Your task is to repeat the lines below exactly, excluding any pictures they contain.

— Begin DATA EXCERPTS —

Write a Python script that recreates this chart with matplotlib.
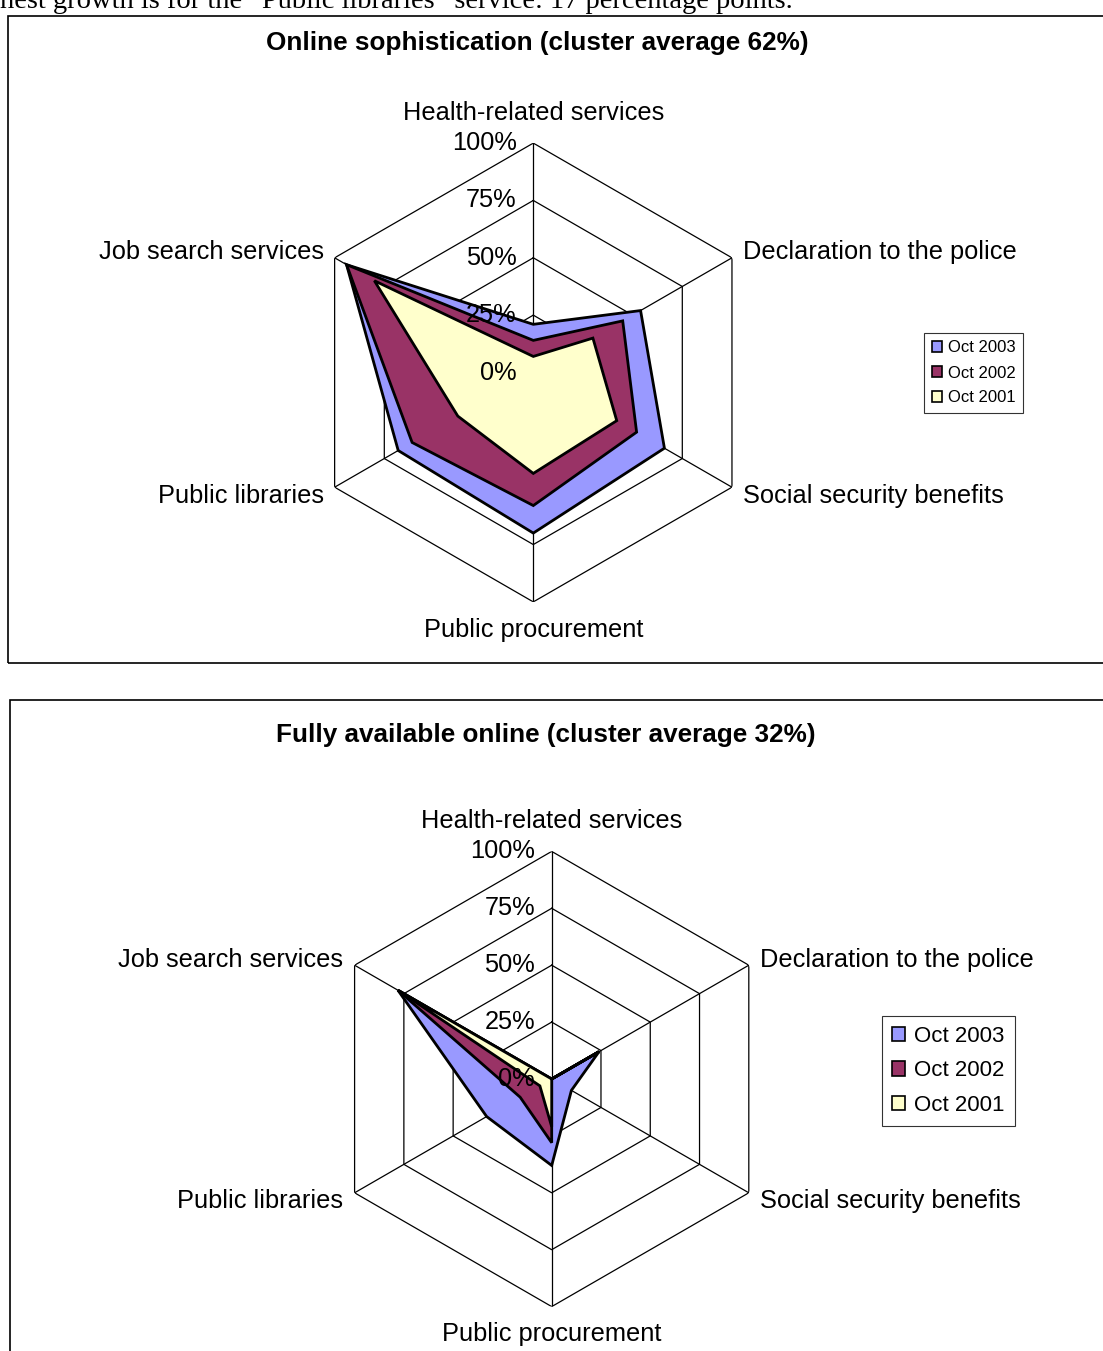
import numpy as np
import matplotlib
matplotlib.use('Agg')
import matplotlib.pyplot as plt
from matplotlib.patches import Rectangle, Patch

plt.rcParams['font.family'] = ['Liberation Sans', 'DejaVu Sans']

# Данные
categories = ['Health-related services', 'Declaration to the police', 'Social security benefits',
              'Public procurement', 'Public libraries', 'Job search services']
series_names = ['Oct 2003', 'Oct 2002', 'Oct 2001']
colors = ['#9999FF', '#993366', '#FFFFCC']
ticks = [0, 25, 50, 75, 100]
tick_labels = ['0%', '25%', '50%', '75%', '100%']

# Online sophistication
soph_2003 = [21, 54, 66, 70, 68, 94]
soph_2002 = [14, 45, 52, 58, 61, 94]
soph_2001 = [7, 30, 42, 44, 38, 80]

# Fully available online
full_2003 = [0, 24, 10, 38, 33, 78]
full_2002 = [0, 24, 0, 28, 16, 78]
full_2001 = [0, 24, 0, 21, 6, 78]

W, H = 1103, 1351
fig = plt.figure(figsize=(W / 100, H / 100), dpi=100)

# обрезанная строка текста сверху
fig.text(0, 1 - 8 / H, 'hest growth is for the \u201cPublic libraries\u201d service: 17 percentage points.',
         family=['Liberation Serif', 'DejaVu Serif'], fontsize=20.5, va='baseline', ha='left')

# рамки диаграмм
fig.add_artist(Rectangle((8 / W, 1 - 663 / H), 1.1, (663 - 16) / H, transform=fig.transFigure,
                         fill=False, edgecolor='black', lw=1.2))
fig.add_artist(Rectangle((10 / W, -0.05), 1.1, 1 - 700 / H + 0.05, transform=fig.transFigure,
                         fill=False, edgecolor='black', lw=1.2))

angles = np.arange(6) * 2 * np.pi / 6
angles_closed = np.append(angles, angles[0])


def radar(cx, cy, rad, title, title_xy, data, leg_xy, leg_fs):
    ax = fig.add_axes([(cx - rad) / W, 1 - (cy + rad) / H, 2 * rad / W, 2 * rad / H],
                      projection='polar')
    ax.set_theta_offset(np.pi / 2)
    ax.set_theta_direction(-1)
    ax.set_ylim(0, 100)
    ax.grid(False)
    ax.spines['polar'].set_visible(False)
    ax.set_xticks([])
    ax.set_yticks([])
    ax.patch.set_alpha(0)

    for t in ticks[1:]:
        ax.plot(angles_closed, [t] * 7, color='black', lw=0.9, zorder=1)
    for a in angles:
        ax.plot([a, a], [0, 100], color='black', lw=0.9, zorder=1)

    for i, vals in enumerate(data):
        v = np.append(vals, vals[0])
        ax.fill(angles_closed, v, facecolor=colors[i], edgecolor='black', lw=2, zorder=2 + i)

    for t, lab in zip(ticks, tick_labels):
        ax.annotate(lab, xy=(0, t), xytext=(-12, 0), textcoords='offset points',
                    ha='right', va='center', fontsize=18.3, zorder=10)

    offs = [((0, 22), 'center'), ((8, 4), 'left'), ((8, -6), 'left'),
            ((0, -20), 'center'), ((-8, -6), 'right'), ((-8, 4), 'right')]
    for a, lab, (off, ha) in zip(angles, categories, offs):
        ax.annotate(lab, xy=(a, 100), xytext=off, textcoords='offset points',
                    ha=ha, va='center', fontsize=18.3)

    fig.text(title_xy[0] / W, 1 - title_xy[1] / H, title, ha='center', va='center',
             fontsize=18.8, fontweight='bold')

    handles = [Patch(facecolor=c, edgecolor='black', lw=1.2) for c in colors]
    ax.legend(handles, series_names, loc='upper left',
              bbox_to_anchor=(leg_xy[0] / W, 1 - leg_xy[1] / H), bbox_transform=fig.transFigure,
              fontsize=leg_fs, frameon=True, fancybox=False, edgecolor='black',
              handlelength=0.6, handleheight=0.6, handletextpad=0.4, labelspacing=0.6,
              borderpad=0.45, borderaxespad=0)
    ax.get_legend().get_frame().set_linewidth(0.8)


radar(533.3, 372.5, 229.4, 'Online sophistication (cluster average 62%)', (537, 43),
      [soph_2003, soph_2002, soph_2001], (924, 333), 12)
radar(551.7, 1079, 227.6, 'Fully available online (cluster average 32%)', (546, 735),
      [full_2003, full_2002, full_2001], (882, 1016), 16)

plt.savefig('out.png', dpi=100)
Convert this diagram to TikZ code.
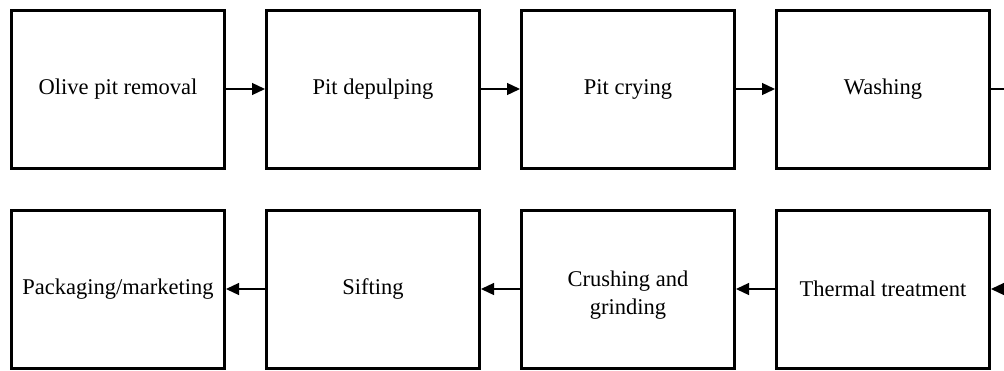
\documentclass[tikz,border=0pt]{standalone}
\usepackage{fontspec}
\setmainfont{Liberation Serif}
\usetikzlibrary{arrows.meta}
\begin{document}
\begin{tikzpicture}[x=1pt,y=-1pt,
  stepbox/.style={draw, line width=3pt, minimum width=213pt, minimum height=158pt, inner sep=0pt, align=center,
    font=\fontsize{22.5}{26}\selectfont},
  steptext/.style={inner sep=0pt, align=center, font=\fontsize{22.5}{27.5}\selectfont},
  flow/.style={line width=1.3pt, -{Triangle[length=13pt,width=12pt]}}]
\useasboundingbox (0,0) rectangle (1004,370);
\node[stepbox] (a) at (118,89) {Olive pit removal};
\node[stepbox] (b) at (373,89) {Pit depulping};
\node[stepbox] (c) at (628,89) {Pit crying};
\node[stepbox] (d) at (883,89) {Washing};
\node[stepbox] (h) at (118,289) {Packaging/marketing};
\node[stepbox] (g) at (373,289) {Sifting};
\node[stepbox] (f) at (628,289) {};
\node[steptext] (ft) at (628,295) {Crushing and\\grinding};
\node[stepbox] (e) at (883,289) {Thermal treatment};
\coordinate (r1) at (1025,89);
\coordinate (r2) at (1025,289);
\draw[flow] (a) -- (b);
\draw[flow] (b) -- (c);
\draw[flow] (c) -- (d);
\draw[flow] (d.east) -- (r1) -- (r2) -- (e.east);
\draw[flow] (e) -- (f);
\draw[flow] (f) -- (g);
\draw[flow] (g) -- (h);
\end{tikzpicture}
\end{document}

— End DATA EXCERPTS —

§ THE SOLUTION:
Write a Python script that recreates this chart with matplotlib.
import numpy as np
import matplotlib
matplotlib.use('Agg')
import matplotlib.pyplot as plt
from matplotlib.patches import Rectangle, Patch

plt.rcParams['font.family'] = ['Liberation Sans', 'DejaVu Sans']

# Данные
categories = ['Health-related services', 'Declaration to the police', 'Social security benefits',
              'Public procurement', 'Public libraries', 'Job search services']
series_names = ['Oct 2003', 'Oct 2002', 'Oct 2001']
colors = ['#9999FF', '#993366', '#FFFFCC']
ticks = [0, 25, 50, 75, 100]
tick_labels = ['0%', '25%', '50%', '75%', '100%']

# Online sophistication
soph_2003 = [21, 54, 66, 70, 68, 94]
soph_2002 = [14, 45, 52, 58, 61, 94]
soph_2001 = [7, 30, 42, 44, 38, 80]

# Fully available online
full_2003 = [0, 24, 10, 38, 33, 78]
full_2002 = [0, 24, 0, 28, 16, 78]
full_2001 = [0, 24, 0, 21, 6, 78]

W, H = 1103, 1351
fig = plt.figure(figsize=(W / 100, H / 100), dpi=100)

# обрезанная строка текста сверху
fig.text(0, 1 - 8 / H, 'hest growth is for the \u201cPublic libraries\u201d service: 17 percentage points.',
         family=['Liberation Serif', 'DejaVu Serif'], fontsize=20.5, va='baseline', ha='left')

# рамки диаграмм
fig.add_artist(Rectangle((8 / W, 1 - 663 / H), 1.1, (663 - 16) / H, transform=fig.transFigure,
                         fill=False, edgecolor='black', lw=1.2))
fig.add_artist(Rectangle((10 / W, -0.05), 1.1, 1 - 700 / H + 0.05, transform=fig.transFigure,
                         fill=False, edgecolor='black', lw=1.2))

angles = np.arange(6) * 2 * np.pi / 6
angles_closed = np.append(angles, angles[0])


def radar(cx, cy, rad, title, title_xy, data, leg_xy, leg_fs):
    ax = fig.add_axes([(cx - rad) / W, 1 - (cy + rad) / H, 2 * rad / W, 2 * rad / H],
                      projection='polar')
    ax.set_theta_offset(np.pi / 2)
    ax.set_theta_direction(-1)
    ax.set_ylim(0, 100)
    ax.grid(False)
    ax.spines['polar'].set_visible(False)
    ax.set_xticks([])
    ax.set_yticks([])
    ax.patch.set_alpha(0)

    for t in ticks[1:]:
        ax.plot(angles_closed, [t] * 7, color='black', lw=0.9, zorder=1)
    for a in angles:
        ax.plot([a, a], [0, 100], color='black', lw=0.9, zorder=1)

    for i, vals in enumerate(data):
        v = np.append(vals, vals[0])
        ax.fill(angles_closed, v, facecolor=colors[i], edgecolor='black', lw=2, zorder=2 + i)

    for t, lab in zip(ticks, tick_labels):
        ax.annotate(lab, xy=(0, t), xytext=(-12, 0), textcoords='offset points',
                    ha='right', va='center', fontsize=18.3, zorder=10)

    offs = [((0, 22), 'center'), ((8, 4), 'left'), ((8, -6), 'left'),
            ((0, -20), 'center'), ((-8, -6), 'right'), ((-8, 4), 'right')]
    for a, lab, (off, ha) in zip(angles, categories, offs):
        ax.annotate(lab, xy=(a, 100), xytext=off, textcoords='offset points',
                    ha=ha, va='center', fontsize=18.3)

    fig.text(title_xy[0] / W, 1 - title_xy[1] / H, title, ha='center', va='center',
             fontsize=18.8, fontweight='bold')

    handles = [Patch(facecolor=c, edgecolor='black', lw=1.2) for c in colors]
    ax.legend(handles, series_names, loc='upper left',
              bbox_to_anchor=(leg_xy[0] / W, 1 - leg_xy[1] / H), bbox_transform=fig.transFigure,
              fontsize=leg_fs, frameon=True, fancybox=False, edgecolor='black',
              handlelength=0.6, handleheight=0.6, handletextpad=0.4, labelspacing=0.6,
              borderpad=0.45, borderaxespad=0)
    ax.get_legend().get_frame().set_linewidth(0.8)


radar(533.3, 372.5, 229.4, 'Online sophistication (cluster average 62%)', (537, 43),
      [soph_2003, soph_2002, soph_2001], (924, 333), 12)
radar(551.7, 1079, 227.6, 'Fully available online (cluster average 32%)', (546, 735),
      [full_2003, full_2002, full_2001], (882, 1016), 16)

plt.savefig('out.png', dpi=100)
Convert this diagram to TikZ code.
\documentclass[tikz,border=0pt]{standalone}
\usepackage{fontspec}
\setmainfont{Liberation Serif}
\usetikzlibrary{arrows.meta}
\begin{document}
\begin{tikzpicture}[x=1pt,y=-1pt,
  stepbox/.style={draw, line width=3pt, minimum width=213pt, minimum height=158pt, inner sep=0pt, align=center,
    font=\fontsize{22.5}{26}\selectfont},
  steptext/.style={inner sep=0pt, align=center, font=\fontsize{22.5}{27.5}\selectfont},
  flow/.style={line width=1.3pt, -{Triangle[length=13pt,width=12pt]}}]
\useasboundingbox (0,0) rectangle (1004,370);
\node[stepbox] (a) at (118,89) {Olive pit removal};
\node[stepbox] (b) at (373,89) {Pit depulping};
\node[stepbox] (c) at (628,89) {Pit crying};
\node[stepbox] (d) at (883,89) {Washing};
\node[stepbox] (h) at (118,289) {Packaging/marketing};
\node[stepbox] (g) at (373,289) {Sifting};
\node[stepbox] (f) at (628,289) {};
\node[steptext] (ft) at (628,295) {Crushing and\\grinding};
\node[stepbox] (e) at (883,289) {Thermal treatment};
\coordinate (r1) at (1025,89);
\coordinate (r2) at (1025,289);
\draw[flow] (a) -- (b);
\draw[flow] (b) -- (c);
\draw[flow] (c) -- (d);
\draw[flow] (d.east) -- (r1) -- (r2) -- (e.east);
\draw[flow] (e) -- (f);
\draw[flow] (f) -- (g);
\draw[flow] (g) -- (h);
\end{tikzpicture}
\end{document}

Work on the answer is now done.